Task requirements:
Skip all pictures, then copy the lines from the start of the data through the line with "atomic suffix tree</text>", keeping both ends.

Stored data:
════════════════

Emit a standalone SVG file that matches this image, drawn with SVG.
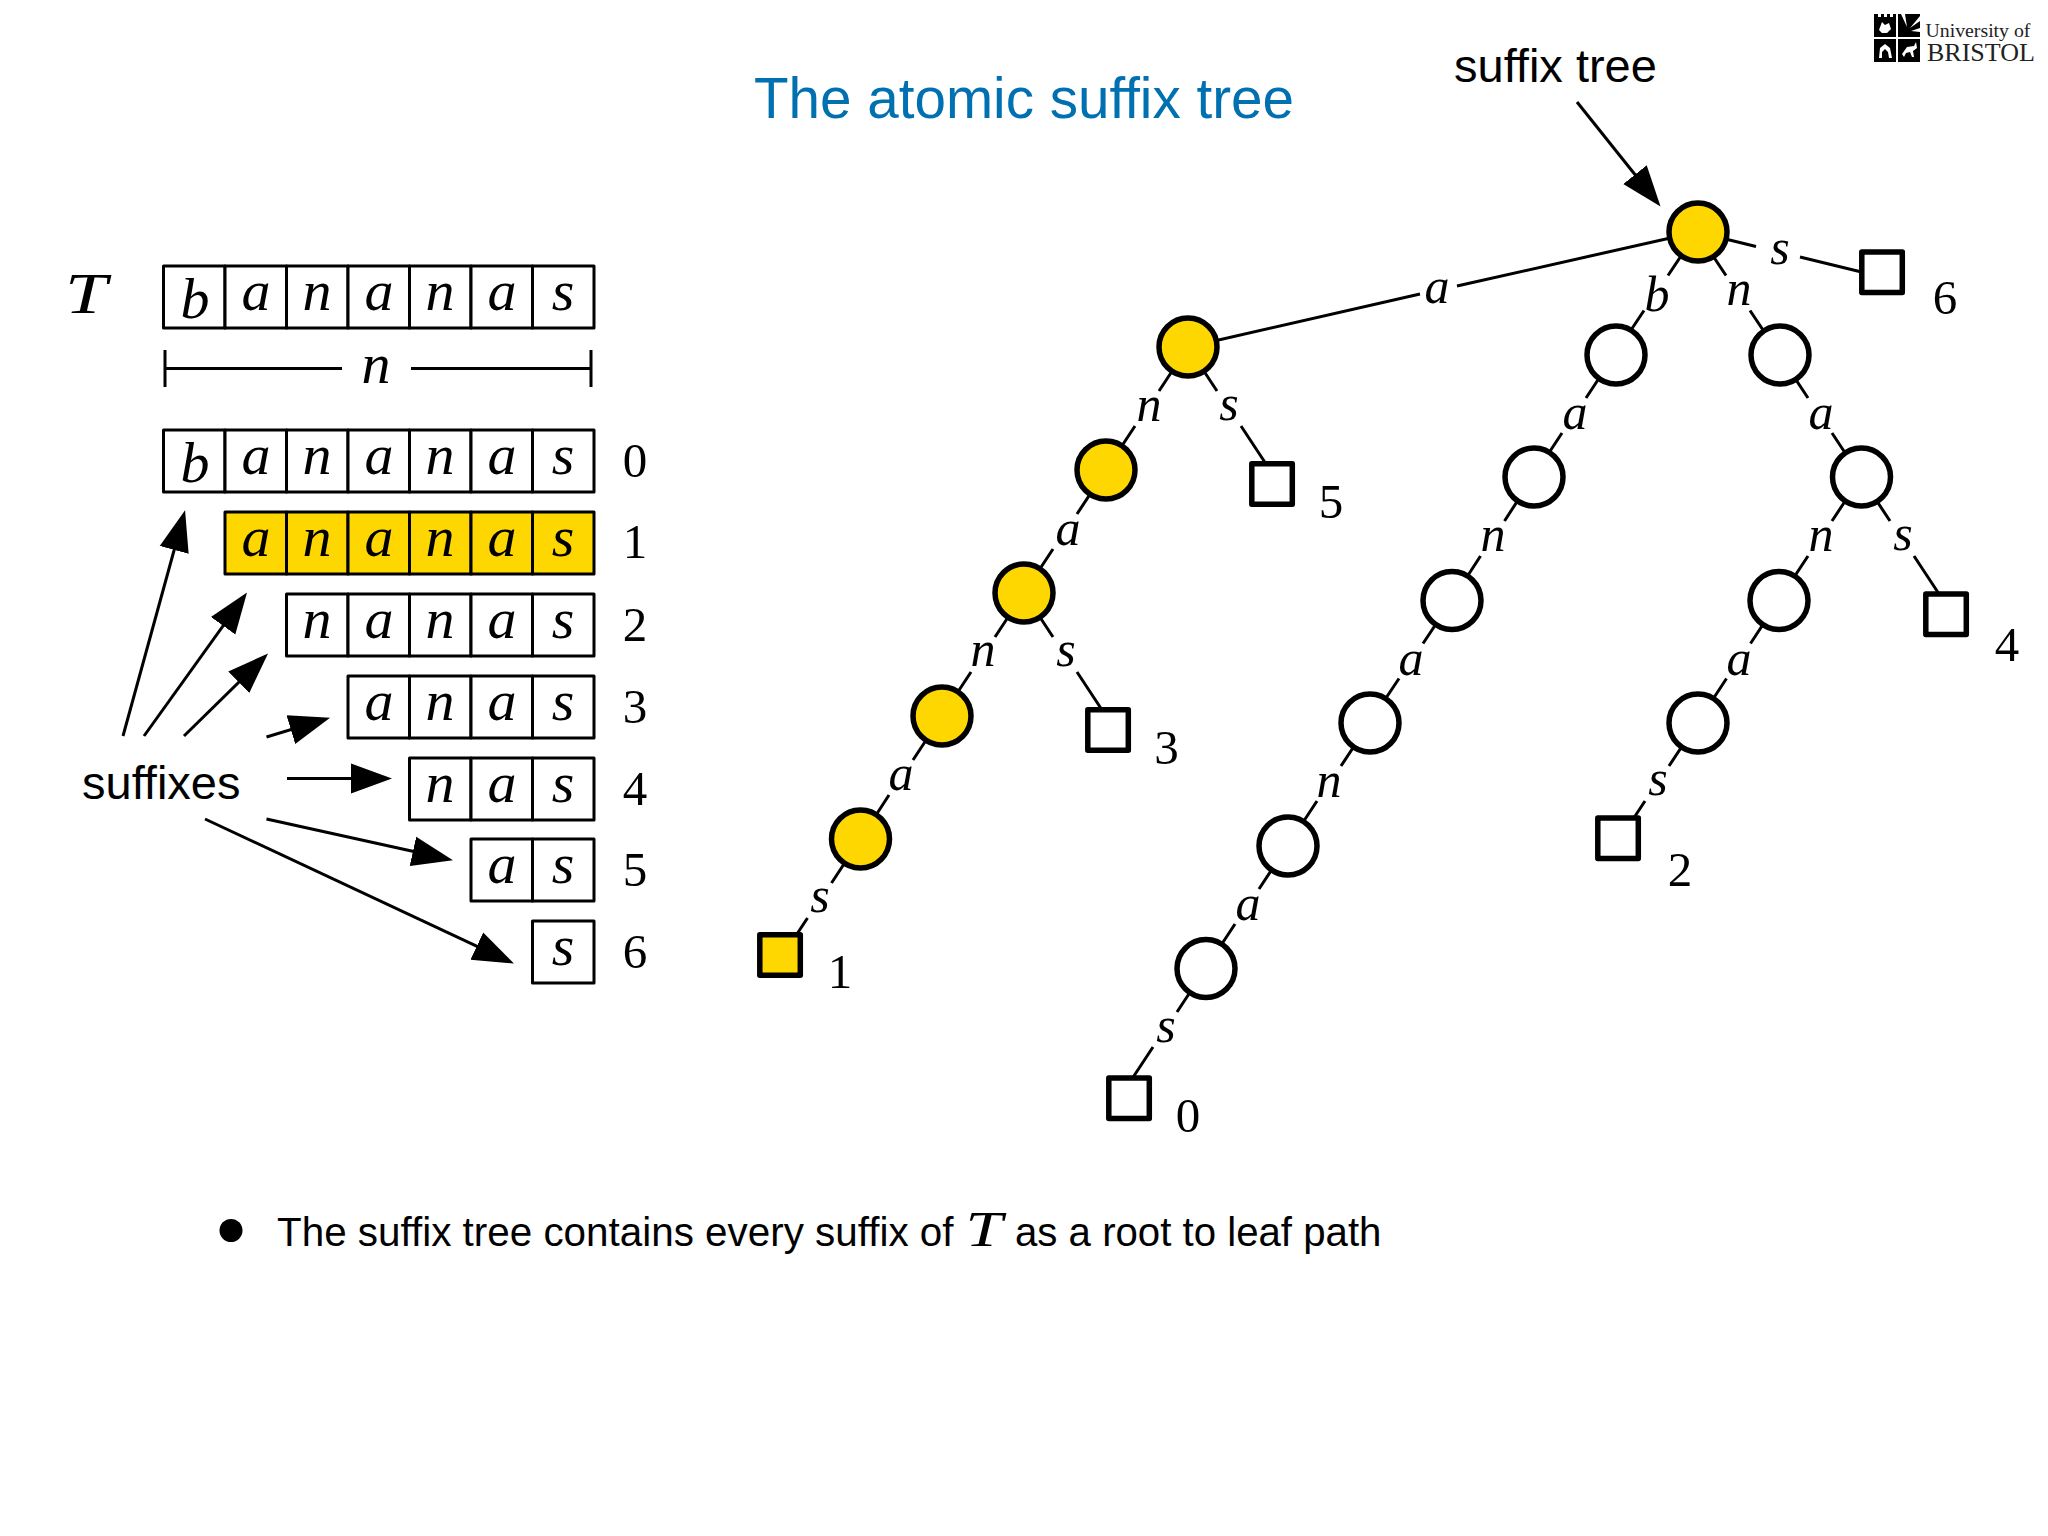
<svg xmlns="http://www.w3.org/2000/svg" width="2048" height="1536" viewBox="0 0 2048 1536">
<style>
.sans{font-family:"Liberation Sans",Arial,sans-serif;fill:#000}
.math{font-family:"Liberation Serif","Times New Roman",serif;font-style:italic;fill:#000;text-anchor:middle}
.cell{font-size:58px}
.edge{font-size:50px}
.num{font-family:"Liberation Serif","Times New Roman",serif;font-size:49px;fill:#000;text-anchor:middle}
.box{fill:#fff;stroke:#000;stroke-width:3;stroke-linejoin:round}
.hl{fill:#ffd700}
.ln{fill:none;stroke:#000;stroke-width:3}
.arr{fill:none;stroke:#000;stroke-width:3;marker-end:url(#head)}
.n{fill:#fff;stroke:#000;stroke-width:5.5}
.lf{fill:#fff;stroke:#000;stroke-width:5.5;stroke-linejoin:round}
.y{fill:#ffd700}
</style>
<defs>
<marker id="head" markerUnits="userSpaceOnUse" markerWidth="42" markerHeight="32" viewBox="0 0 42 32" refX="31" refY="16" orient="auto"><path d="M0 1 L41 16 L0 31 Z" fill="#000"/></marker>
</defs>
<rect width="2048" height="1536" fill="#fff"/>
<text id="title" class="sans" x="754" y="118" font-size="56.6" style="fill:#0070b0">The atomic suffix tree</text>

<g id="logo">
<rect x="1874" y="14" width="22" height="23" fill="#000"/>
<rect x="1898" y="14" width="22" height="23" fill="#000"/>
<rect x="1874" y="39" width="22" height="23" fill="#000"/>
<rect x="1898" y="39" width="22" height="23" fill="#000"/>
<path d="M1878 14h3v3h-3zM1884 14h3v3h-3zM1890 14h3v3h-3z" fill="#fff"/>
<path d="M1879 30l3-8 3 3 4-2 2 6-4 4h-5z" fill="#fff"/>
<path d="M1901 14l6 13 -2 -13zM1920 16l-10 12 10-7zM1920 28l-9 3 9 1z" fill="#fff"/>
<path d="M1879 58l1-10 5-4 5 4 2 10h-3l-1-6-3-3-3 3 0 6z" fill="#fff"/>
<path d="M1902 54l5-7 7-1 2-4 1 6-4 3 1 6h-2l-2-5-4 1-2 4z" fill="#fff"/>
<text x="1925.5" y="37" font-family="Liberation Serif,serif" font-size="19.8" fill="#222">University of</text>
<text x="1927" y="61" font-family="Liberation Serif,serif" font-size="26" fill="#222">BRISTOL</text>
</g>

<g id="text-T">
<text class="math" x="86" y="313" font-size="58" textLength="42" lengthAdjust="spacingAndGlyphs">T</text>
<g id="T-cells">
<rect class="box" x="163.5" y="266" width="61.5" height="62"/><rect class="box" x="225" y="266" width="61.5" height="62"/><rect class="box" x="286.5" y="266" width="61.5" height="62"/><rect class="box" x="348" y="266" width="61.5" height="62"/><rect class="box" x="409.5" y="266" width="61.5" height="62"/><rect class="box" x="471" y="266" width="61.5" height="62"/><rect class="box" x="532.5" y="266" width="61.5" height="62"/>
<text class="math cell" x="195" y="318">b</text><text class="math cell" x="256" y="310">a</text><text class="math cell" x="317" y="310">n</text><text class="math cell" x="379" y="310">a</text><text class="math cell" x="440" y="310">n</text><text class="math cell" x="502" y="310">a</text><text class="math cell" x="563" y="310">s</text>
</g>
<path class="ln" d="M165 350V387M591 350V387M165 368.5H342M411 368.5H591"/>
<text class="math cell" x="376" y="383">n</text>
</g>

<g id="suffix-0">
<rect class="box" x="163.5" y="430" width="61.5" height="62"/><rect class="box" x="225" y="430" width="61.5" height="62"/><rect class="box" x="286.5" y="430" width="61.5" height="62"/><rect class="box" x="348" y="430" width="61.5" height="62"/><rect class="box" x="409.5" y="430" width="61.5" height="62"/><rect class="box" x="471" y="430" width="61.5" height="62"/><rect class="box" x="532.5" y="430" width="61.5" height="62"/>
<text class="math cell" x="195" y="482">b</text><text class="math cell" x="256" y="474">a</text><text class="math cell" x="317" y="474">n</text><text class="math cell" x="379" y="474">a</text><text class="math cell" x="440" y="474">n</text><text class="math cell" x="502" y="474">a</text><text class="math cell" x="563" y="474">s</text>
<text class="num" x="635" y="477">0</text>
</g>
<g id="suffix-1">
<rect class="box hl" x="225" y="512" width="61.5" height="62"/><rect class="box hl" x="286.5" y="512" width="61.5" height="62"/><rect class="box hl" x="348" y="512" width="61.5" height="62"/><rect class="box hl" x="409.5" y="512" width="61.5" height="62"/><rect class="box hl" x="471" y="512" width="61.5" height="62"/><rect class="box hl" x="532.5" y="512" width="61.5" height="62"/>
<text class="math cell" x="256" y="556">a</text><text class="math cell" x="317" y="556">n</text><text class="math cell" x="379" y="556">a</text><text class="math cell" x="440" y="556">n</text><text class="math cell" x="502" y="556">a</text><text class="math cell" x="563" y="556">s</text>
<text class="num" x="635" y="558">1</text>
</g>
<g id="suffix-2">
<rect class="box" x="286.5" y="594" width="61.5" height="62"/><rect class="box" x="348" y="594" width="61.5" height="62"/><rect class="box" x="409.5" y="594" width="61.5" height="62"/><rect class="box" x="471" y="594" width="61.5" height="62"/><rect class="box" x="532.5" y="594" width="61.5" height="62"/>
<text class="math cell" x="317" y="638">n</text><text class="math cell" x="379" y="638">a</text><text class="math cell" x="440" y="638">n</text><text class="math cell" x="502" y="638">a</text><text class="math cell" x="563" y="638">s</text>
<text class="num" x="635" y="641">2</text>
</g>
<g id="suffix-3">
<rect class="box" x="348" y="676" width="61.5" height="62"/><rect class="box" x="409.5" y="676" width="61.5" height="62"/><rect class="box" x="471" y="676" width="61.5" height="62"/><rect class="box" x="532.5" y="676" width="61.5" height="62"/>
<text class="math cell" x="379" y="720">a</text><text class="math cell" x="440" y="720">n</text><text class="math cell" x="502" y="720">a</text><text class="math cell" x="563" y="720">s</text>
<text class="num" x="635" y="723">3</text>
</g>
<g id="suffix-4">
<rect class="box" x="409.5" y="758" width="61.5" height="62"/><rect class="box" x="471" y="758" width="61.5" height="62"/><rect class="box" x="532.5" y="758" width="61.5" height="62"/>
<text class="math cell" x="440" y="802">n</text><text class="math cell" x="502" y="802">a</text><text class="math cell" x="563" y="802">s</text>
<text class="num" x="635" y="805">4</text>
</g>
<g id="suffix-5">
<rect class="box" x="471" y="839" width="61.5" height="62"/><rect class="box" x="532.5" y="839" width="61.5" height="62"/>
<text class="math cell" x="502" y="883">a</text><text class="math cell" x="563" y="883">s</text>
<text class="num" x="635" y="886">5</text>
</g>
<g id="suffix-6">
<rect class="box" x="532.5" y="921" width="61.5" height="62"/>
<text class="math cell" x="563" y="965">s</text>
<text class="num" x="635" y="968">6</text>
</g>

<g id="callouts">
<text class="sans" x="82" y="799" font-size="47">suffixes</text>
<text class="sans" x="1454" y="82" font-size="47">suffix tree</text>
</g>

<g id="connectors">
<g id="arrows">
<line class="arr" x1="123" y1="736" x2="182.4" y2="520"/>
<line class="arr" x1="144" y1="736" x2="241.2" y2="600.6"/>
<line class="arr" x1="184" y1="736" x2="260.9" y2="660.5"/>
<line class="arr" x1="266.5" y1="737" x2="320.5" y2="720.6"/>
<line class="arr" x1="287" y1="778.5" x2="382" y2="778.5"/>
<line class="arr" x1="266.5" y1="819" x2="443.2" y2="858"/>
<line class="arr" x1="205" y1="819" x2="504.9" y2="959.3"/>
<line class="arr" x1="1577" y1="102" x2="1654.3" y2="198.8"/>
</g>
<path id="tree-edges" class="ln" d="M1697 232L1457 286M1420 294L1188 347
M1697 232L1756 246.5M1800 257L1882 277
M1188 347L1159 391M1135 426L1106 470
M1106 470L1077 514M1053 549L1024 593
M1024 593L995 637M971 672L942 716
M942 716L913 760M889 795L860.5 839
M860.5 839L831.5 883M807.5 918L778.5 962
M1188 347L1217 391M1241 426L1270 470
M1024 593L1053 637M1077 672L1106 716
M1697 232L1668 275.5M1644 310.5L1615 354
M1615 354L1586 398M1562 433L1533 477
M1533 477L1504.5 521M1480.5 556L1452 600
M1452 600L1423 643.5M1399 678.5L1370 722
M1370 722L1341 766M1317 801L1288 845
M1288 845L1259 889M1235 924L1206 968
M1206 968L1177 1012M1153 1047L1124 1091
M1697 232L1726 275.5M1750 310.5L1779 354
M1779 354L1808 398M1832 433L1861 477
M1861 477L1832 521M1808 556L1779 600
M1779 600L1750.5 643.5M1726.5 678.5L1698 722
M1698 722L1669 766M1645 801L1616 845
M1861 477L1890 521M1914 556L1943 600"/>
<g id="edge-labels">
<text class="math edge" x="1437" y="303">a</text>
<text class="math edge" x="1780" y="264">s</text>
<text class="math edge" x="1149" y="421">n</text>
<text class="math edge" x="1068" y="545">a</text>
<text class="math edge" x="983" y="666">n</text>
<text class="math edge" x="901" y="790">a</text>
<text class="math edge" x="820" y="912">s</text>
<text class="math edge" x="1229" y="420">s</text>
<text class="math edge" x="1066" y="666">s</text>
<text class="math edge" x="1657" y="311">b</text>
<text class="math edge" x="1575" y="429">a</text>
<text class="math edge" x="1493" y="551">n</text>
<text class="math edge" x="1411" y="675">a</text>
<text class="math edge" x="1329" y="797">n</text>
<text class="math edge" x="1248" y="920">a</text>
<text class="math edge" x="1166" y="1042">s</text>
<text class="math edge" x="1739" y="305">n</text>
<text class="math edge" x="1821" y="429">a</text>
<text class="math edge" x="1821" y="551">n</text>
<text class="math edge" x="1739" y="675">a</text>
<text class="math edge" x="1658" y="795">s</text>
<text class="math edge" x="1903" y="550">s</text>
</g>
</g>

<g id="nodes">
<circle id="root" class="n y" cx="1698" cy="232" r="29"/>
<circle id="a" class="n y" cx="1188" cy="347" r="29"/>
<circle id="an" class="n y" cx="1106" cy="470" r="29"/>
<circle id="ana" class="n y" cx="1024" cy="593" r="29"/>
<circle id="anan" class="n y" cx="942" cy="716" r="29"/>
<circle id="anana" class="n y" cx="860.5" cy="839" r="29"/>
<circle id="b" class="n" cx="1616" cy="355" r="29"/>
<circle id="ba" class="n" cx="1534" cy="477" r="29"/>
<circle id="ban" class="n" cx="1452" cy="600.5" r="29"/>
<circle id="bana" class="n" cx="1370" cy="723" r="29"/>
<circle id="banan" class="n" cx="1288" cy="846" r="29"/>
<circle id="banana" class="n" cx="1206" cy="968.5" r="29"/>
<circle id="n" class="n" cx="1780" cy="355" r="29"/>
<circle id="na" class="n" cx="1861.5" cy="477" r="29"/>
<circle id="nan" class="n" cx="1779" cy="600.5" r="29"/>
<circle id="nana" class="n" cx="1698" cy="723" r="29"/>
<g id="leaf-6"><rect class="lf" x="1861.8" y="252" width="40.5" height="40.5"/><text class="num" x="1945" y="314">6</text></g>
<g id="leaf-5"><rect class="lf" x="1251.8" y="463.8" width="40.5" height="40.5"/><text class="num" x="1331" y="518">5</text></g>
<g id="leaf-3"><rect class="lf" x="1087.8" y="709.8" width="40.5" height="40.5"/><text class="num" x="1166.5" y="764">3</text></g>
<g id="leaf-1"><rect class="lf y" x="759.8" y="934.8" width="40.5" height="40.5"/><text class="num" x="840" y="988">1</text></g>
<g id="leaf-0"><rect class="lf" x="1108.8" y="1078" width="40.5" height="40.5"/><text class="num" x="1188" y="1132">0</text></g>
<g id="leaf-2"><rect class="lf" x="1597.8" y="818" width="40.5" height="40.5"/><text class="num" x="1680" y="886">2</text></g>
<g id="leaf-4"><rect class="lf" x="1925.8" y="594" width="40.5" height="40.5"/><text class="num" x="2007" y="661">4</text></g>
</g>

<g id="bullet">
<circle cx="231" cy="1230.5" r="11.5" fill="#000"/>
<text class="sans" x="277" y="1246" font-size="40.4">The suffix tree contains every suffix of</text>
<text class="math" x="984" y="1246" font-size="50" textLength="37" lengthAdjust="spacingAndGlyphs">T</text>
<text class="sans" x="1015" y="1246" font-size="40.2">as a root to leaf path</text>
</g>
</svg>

════════════════

Task answer:
Emit a standalone SVG file that matches this image, drawn with SVG.
<svg xmlns="http://www.w3.org/2000/svg" width="2048" height="1536" viewBox="0 0 2048 1536">
<style>
.sans{font-family:"Liberation Sans",Arial,sans-serif;fill:#000}
.math{font-family:"Liberation Serif","Times New Roman",serif;font-style:italic;fill:#000;text-anchor:middle}
.cell{font-size:58px}
.edge{font-size:50px}
.num{font-family:"Liberation Serif","Times New Roman",serif;font-size:49px;fill:#000;text-anchor:middle}
.box{fill:#fff;stroke:#000;stroke-width:3;stroke-linejoin:round}
.hl{fill:#ffd700}
.ln{fill:none;stroke:#000;stroke-width:3}
.arr{fill:none;stroke:#000;stroke-width:3;marker-end:url(#head)}
.n{fill:#fff;stroke:#000;stroke-width:5.5}
.lf{fill:#fff;stroke:#000;stroke-width:5.5;stroke-linejoin:round}
.y{fill:#ffd700}
</style>
<defs>
<marker id="head" markerUnits="userSpaceOnUse" markerWidth="42" markerHeight="32" viewBox="0 0 42 32" refX="31" refY="16" orient="auto"><path d="M0 1 L41 16 L0 31 Z" fill="#000"/></marker>
</defs>
<rect width="2048" height="1536" fill="#fff"/>
<text id="title" class="sans" x="754" y="118" font-size="56.6" style="fill:#0070b0">The atomic suffix tree</text>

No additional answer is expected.